● **What you will do**
Produce an exact transcription of the listing below, omitting the pictures.

● **Source data**
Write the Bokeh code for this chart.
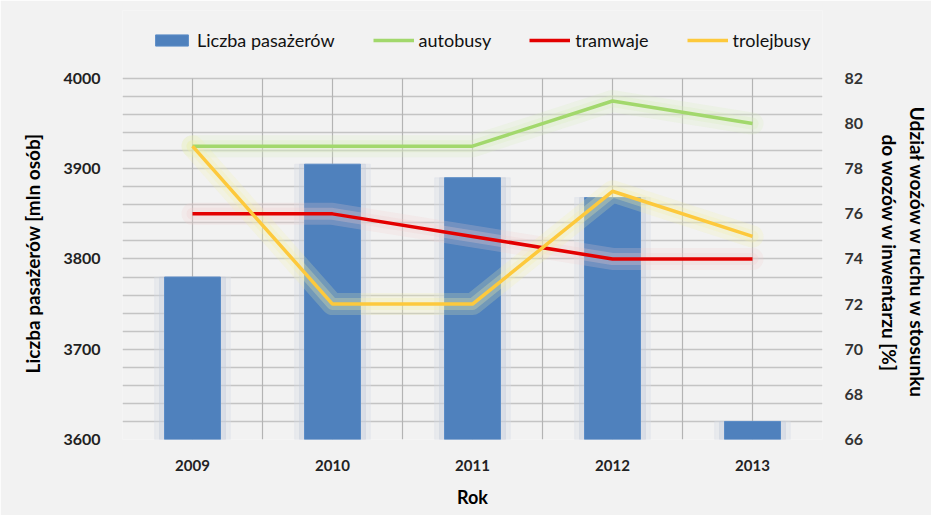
from bokeh.plotting import figure
from bokeh.models import (Range1d, LinearAxis, FixedTicker, Legend, LegendItem,
                          ColumnDataSource, Grid)
from bokeh.embed import file_html
from bokeh.resources import INLINE

years = ["2009", "2010", "2011", "2012", "2013"]
passengers = [3780, 3905, 3890, 3868, 3620]
autobusy = [79, 79, 79, 81, 80]
tramwaje = [76, 76, 75, 74, 74]
trolejbusy = [79, 72, 72, 77, 75]
left_ticks = [3600, 3700, 3800, 3900, 4000]
right_ticks = [66, 68, 70, 72, 74, 76, 78, 80, 82]

xs = [i + 0.5 for i in range(len(years))]
src = ColumnDataSource(dict(x=xs, year=years, p=passengers,
                            a=autobusy, t=tramwaje, tr=trolejbusy))

FONT = "Lato"
BG = "#f2f2f2"
EM = "\u2003"  # em spaces keep the axis titles centred on the plot area

# plot area spans 3600..4000 (left) / 66..82 (right); the frame is extended
# upward to leave room for the legend inside the canvas
L0, L1 = left_ticks[0], left_ticks[-1]
R0, R1 = right_ticks[0], right_ticks[-1]
TOP_PAD = 75.3  # extra left-axis units above the plot area (legend room)
ratio = (R1 - R0) / (L1 - L0)

p = figure(width=931, height=515, output_backend="svg", toolbar_location=None,
           x_range=Range1d(0, len(years)), y_range=Range1d(L0, L1 + TOP_PAD),
           background_fill_color=BG, border_fill_color=BG,
           min_border_left=122, min_border_right=106, min_border_top=10,
           min_border_bottom=76)
p.outline_line_color = None
p.extra_y_ranges = {"pct": Range1d(R0, R1 + TOP_PAD * ratio)}

# grids (plot-area border comes from the outermost grid lines)
p.xgrid.visible = False
p.ygrid.visible = False
p.add_layout(Grid(dimension=1, ticker=FixedTicker(ticks=list(range(L0, L1 + 1, 20))),
                  grid_line_color="#c4c4c4", grid_line_width=1.5))
p.add_layout(Grid(dimension=0, ticker=FixedTicker(ticks=[i * 0.5 for i in range(2 * len(years) + 1)]),
                  cross_bounds=(L0, L1),
                  grid_line_color="#b4b4b4", grid_line_width=1.2))

# bar shadows / glow
p.vbar(x="x", top="p", bottom=L0, width=0.54, source=src, color="#d6dce6", alpha=0.35)
p.vbar(x="x", top="p", bottom=L0, width=0.47, source=src, color="#c6cedb", alpha=0.4)
bars = p.vbar(x="x", top="p", bottom=L0, width=0.4, source=src,
              fill_color="#4f81bd", line_color="#5b8cc6", line_width=1)

# line glows
glow = {"a": "#d6ecbc", "t": "#f0cccc", "tr": "#f3f0a8"}
for key, col in glow.items():
    p.line(x="x", y=key, source=src, y_range_name="pct", line_width=22,
           line_color=col, line_alpha=0.22, line_join="round", line_cap="round")
    p.line(x="x", y=key, source=src, y_range_name="pct", line_width=12,
           line_color=col, line_alpha=0.28, line_join="round", line_cap="round")

la = p.line(x="x", y="a", source=src, y_range_name="pct", line_width=3.5,
            line_color="#a2d86c")
lt = p.line(x="x", y="t", source=src, y_range_name="pct", line_width=3.5,
            line_color="#e30000")
ltr = p.line(x="x", y="tr", source=src, y_range_name="pct", line_width=3.5,
             line_color="#fdc93c")

# axes
p.xaxis.ticker = FixedTicker(ticks=xs)
p.xaxis.major_label_overrides = {x: y for x, y in zip(xs, years)}
p.xaxis.axis_label = "Rok"
p.yaxis.ticker = FixedTicker(ticks=left_ticks)
p.yaxis.bounds = (L0, L1)
p.yaxis.axis_label = "Liczba pasażerów [mln osób]" + EM * 4

right = LinearAxis(y_range_name="pct", ticker=FixedTicker(ticks=right_ticks),
                   bounds=(R0, R1),
                   axis_label=EM * 4 + "Udział wozów w ruchu w stosunku\n" +
                              EM * 4 + "do wozów w inwentarzu [%]")
p.add_layout(right, "right")

for ax in [p.xaxis[0], p.yaxis[0], right]:
    ax.axis_line_color = None
    ax.major_tick_line_color = None
    ax.minor_tick_line_color = None
    ax.major_label_text_font = FONT
    ax.axis_label_text_font = FONT
    ax.major_label_text_font_size = "16px"
    ax.axis_label_text_font_size = "18px"
    ax.axis_label_text_font_style = "bold"
    ax.axis_label_text_color = "#000000"

p.xaxis.major_label_text_font_size = "15px"
p.xaxis.major_label_text_font_style = "bold"
p.xaxis.major_label_text_color = "#222222"
p.xaxis.major_label_standoff = 14
p.xaxis.axis_label_standoff = 12
p.yaxis.major_label_text_font_style = "bold"
p.yaxis.major_label_text_color = "#222222"
p.yaxis.major_label_standoff = 16
p.yaxis.axis_label_standoff = 16
p.yaxis.axis_label_text_font_size = "19px"
right.major_label_text_color = "#333333"
right.major_label_standoff = 16
right.axis_label_standoff = 12

legend = Legend(items=[LegendItem(label="Liczba pasażerów", renderers=[bars]),
                       LegendItem(label="autobusy", renderers=[la]),
                       LegendItem(label="tramwaje", renderers=[lt]),
                       LegendItem(label="trolejbusy", renderers=[ltr])],
                orientation="horizontal", location=(29, 388),
                label_text_font=FONT, label_text_font_size="18px",
                label_text_color="#111111",
                glyph_width=41, glyph_height=14, spacing=38, label_standoff=5,
                padding=0, margin=0, border_line_color=None,
                background_fill_alpha=0)
p.add_layout(legend, "center")

open("out.html", "w").write(file_html(p, INLINE))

● **Solution for this exercise**
Write the Bokeh code for this chart.
from bokeh.plotting import figure
from bokeh.models import (Range1d, LinearAxis, FixedTicker, Legend, LegendItem,
                          ColumnDataSource, Grid)
from bokeh.embed import file_html
from bokeh.resources import INLINE

years = ["2009", "2010", "2011", "2012", "2013"]
passengers = [3780, 3905, 3890, 3868, 3620]
autobusy = [79, 79, 79, 81, 80]
tramwaje = [76, 76, 75, 74, 74]
trolejbusy = [79, 72, 72, 77, 75]
left_ticks = [3600, 3700, 3800, 3900, 4000]
right_ticks = [66, 68, 70, 72, 74, 76, 78, 80, 82]

xs = [i + 0.5 for i in range(len(years))]
src = ColumnDataSource(dict(x=xs, year=years, p=passengers,
                            a=autobusy, t=tramwaje, tr=trolejbusy))

FONT = "Lato"
BG = "#f2f2f2"
EM = "\u2003"  # em spaces keep the axis titles centred on the plot area

# plot area spans 3600..4000 (left) / 66..82 (right); the frame is extended
# upward to leave room for the legend inside the canvas
L0, L1 = left_ticks[0], left_ticks[-1]
R0, R1 = right_ticks[0], right_ticks[-1]
TOP_PAD = 75.3  # extra left-axis units above the plot area (legend room)
ratio = (R1 - R0) / (L1 - L0)

p = figure(width=931, height=515, output_backend="svg", toolbar_location=None,
           x_range=Range1d(0, len(years)), y_range=Range1d(L0, L1 + TOP_PAD),
           background_fill_color=BG, border_fill_color=BG,
           min_border_left=122, min_border_right=106, min_border_top=10,
           min_border_bottom=76)
p.outline_line_color = None
p.extra_y_ranges = {"pct": Range1d(R0, R1 + TOP_PAD * ratio)}

# grids (plot-area border comes from the outermost grid lines)
p.xgrid.visible = False
p.ygrid.visible = False
p.add_layout(Grid(dimension=1, ticker=FixedTicker(ticks=list(range(L0, L1 + 1, 20))),
                  grid_line_color="#c4c4c4", grid_line_width=1.5))
p.add_layout(Grid(dimension=0, ticker=FixedTicker(ticks=[i * 0.5 for i in range(2 * len(years) + 1)]),
                  cross_bounds=(L0, L1),
                  grid_line_color="#b4b4b4", grid_line_width=1.2))

# bar shadows / glow
p.vbar(x="x", top="p", bottom=L0, width=0.54, source=src, color="#d6dce6", alpha=0.35)
p.vbar(x="x", top="p", bottom=L0, width=0.47, source=src, color="#c6cedb", alpha=0.4)
bars = p.vbar(x="x", top="p", bottom=L0, width=0.4, source=src,
              fill_color="#4f81bd", line_color="#5b8cc6", line_width=1)

# line glows
glow = {"a": "#d6ecbc", "t": "#f0cccc", "tr": "#f3f0a8"}
for key, col in glow.items():
    p.line(x="x", y=key, source=src, y_range_name="pct", line_width=22,
           line_color=col, line_alpha=0.22, line_join="round", line_cap="round")
    p.line(x="x", y=key, source=src, y_range_name="pct", line_width=12,
           line_color=col, line_alpha=0.28, line_join="round", line_cap="round")

la = p.line(x="x", y="a", source=src, y_range_name="pct", line_width=3.5,
            line_color="#a2d86c")
lt = p.line(x="x", y="t", source=src, y_range_name="pct", line_width=3.5,
            line_color="#e30000")
ltr = p.line(x="x", y="tr", source=src, y_range_name="pct", line_width=3.5,
             line_color="#fdc93c")

# axes
p.xaxis.ticker = FixedTicker(ticks=xs)
p.xaxis.major_label_overrides = {x: y for x, y in zip(xs, years)}
p.xaxis.axis_label = "Rok"
p.yaxis.ticker = FixedTicker(ticks=left_ticks)
p.yaxis.bounds = (L0, L1)
p.yaxis.axis_label = "Liczba pasażerów [mln osób]" + EM * 4

right = LinearAxis(y_range_name="pct", ticker=FixedTicker(ticks=right_ticks),
                   bounds=(R0, R1),
                   axis_label=EM * 4 + "Udział wozów w ruchu w stosunku\n" +
                              EM * 4 + "do wozów w inwentarzu [%]")
p.add_layout(right, "right")

for ax in [p.xaxis[0], p.yaxis[0], right]:
    ax.axis_line_color = None
    ax.major_tick_line_color = None
    ax.minor_tick_line_color = None
    ax.major_label_text_font = FONT
    ax.axis_label_text_font = FONT
    ax.major_label_text_font_size = "16px"
    ax.axis_label_text_font_size = "18px"
    ax.axis_label_text_font_style = "bold"
    ax.axis_label_text_color = "#000000"

p.xaxis.major_label_text_font_size = "15px"
p.xaxis.major_label_text_font_style = "bold"
p.xaxis.major_label_text_color = "#222222"
p.xaxis.major_label_standoff = 14
p.xaxis.axis_label_standoff = 12
p.yaxis.major_label_text_font_style = "bold"
p.yaxis.major_label_text_color = "#222222"
p.yaxis.major_label_standoff = 16
p.yaxis.axis_label_standoff = 16
p.yaxis.axis_label_text_font_size = "19px"
right.major_label_text_color = "#333333"
right.major_label_standoff = 16
right.axis_label_standoff = 12

legend = Legend(items=[LegendItem(label="Liczba pasażerów", renderers=[bars]),
                       LegendItem(label="autobusy", renderers=[la]),
                       LegendItem(label="tramwaje", renderers=[lt]),
                       LegendItem(label="trolejbusy", renderers=[ltr])],
                orientation="horizontal", location=(29, 388),
                label_text_font=FONT, label_text_font_size="18px",
                label_text_color="#111111",
                glyph_width=41, glyph_height=14, spacing=38, label_standoff=5,
                padding=0, margin=0, border_line_color=None,
                background_fill_alpha=0)
p.add_layout(legend, "center")

open("out.html", "w").write(file_html(p, INLINE))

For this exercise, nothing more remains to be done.